Smith-Downs lifted up her head, a steely look in her eyes. "We need ya'll. We need a plan," she said in a tone beyond serious.
Smith-Downs and her husband already have a blueprint for how to attack the problem of police violence. "When we hear someone has been killed by the police," Downs said in an interview, "the first thing is: What can we do to help them? A lot of families are confused and afraid, so we tell them our story. We make an effort to go and stand with them."
They distribute booklets instructing people on their rights, and pamphlets on how to film the police safely. "The police are not to be feared," Downs said. "They're to be challenged."
The couple has also become adept at communicating through social media and raising money on crowdfunding platforms to pay for food, transportation, signs, posters, and other protest materials. Unlike the environmental or civil liberties movements, the movement against police violence has no significant support from major foundations or wealthy people. Families spend their own money and solicit a few dollars here and there to pay for funerals and lawyers.
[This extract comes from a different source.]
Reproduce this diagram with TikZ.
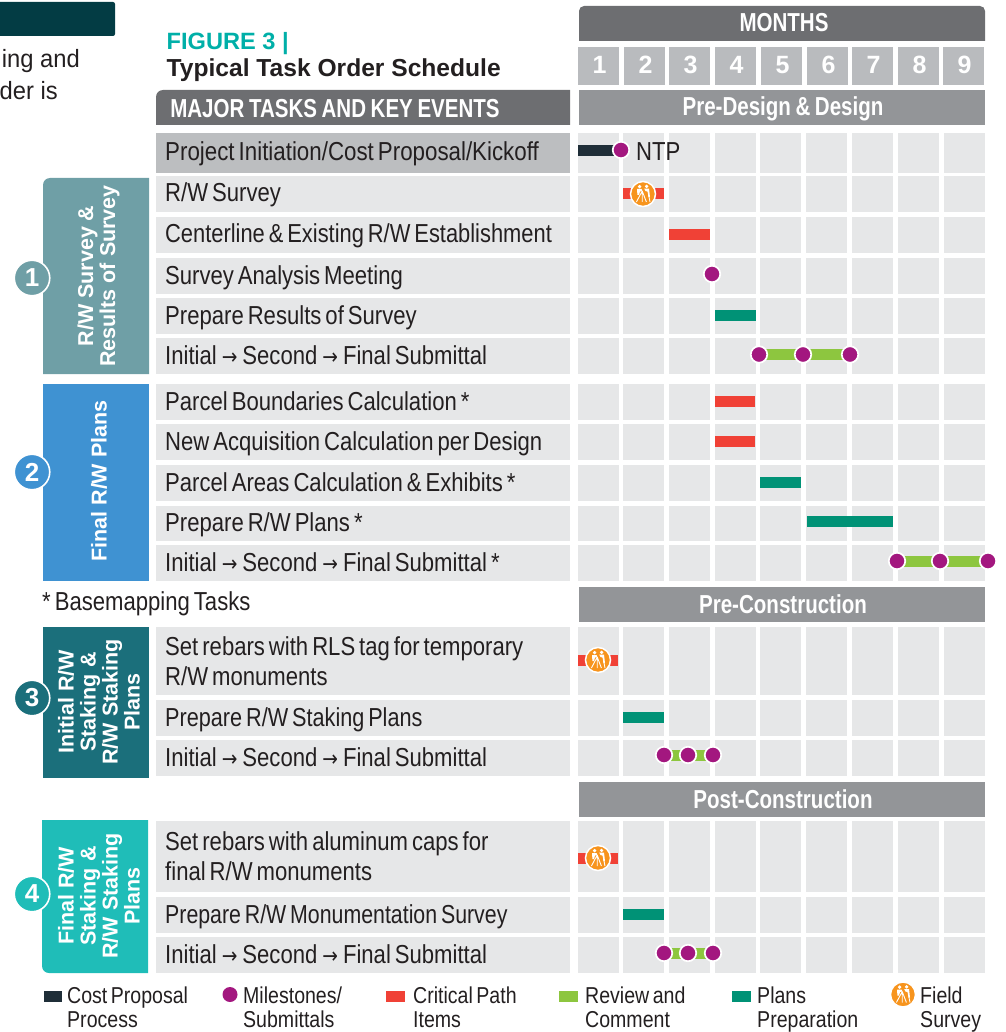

A big part of Smith-Downs and her husband's strategy is to persevere and, as they say, "never let the story die." On Smith-Downs' car, they've pasted a giant sticker with the dates of Rivera's birth and death. But they also put the names of the officers who killed their son on the vehicle. "We're not going to ever forget this," Downs said. "And so they're not going to either."
When Ferguson erupted in protest last year, Smith-Downs flew there and marched in the streets. "I went there the day after Mike Brown was killed," she said. "You know that picture of the guy with the dreadlocks throwing the tear gas canister back at the police?" she said, referring to one of the iconic photos that have come to symbolize the Black Lives Matter movement. "I was right behind that guy.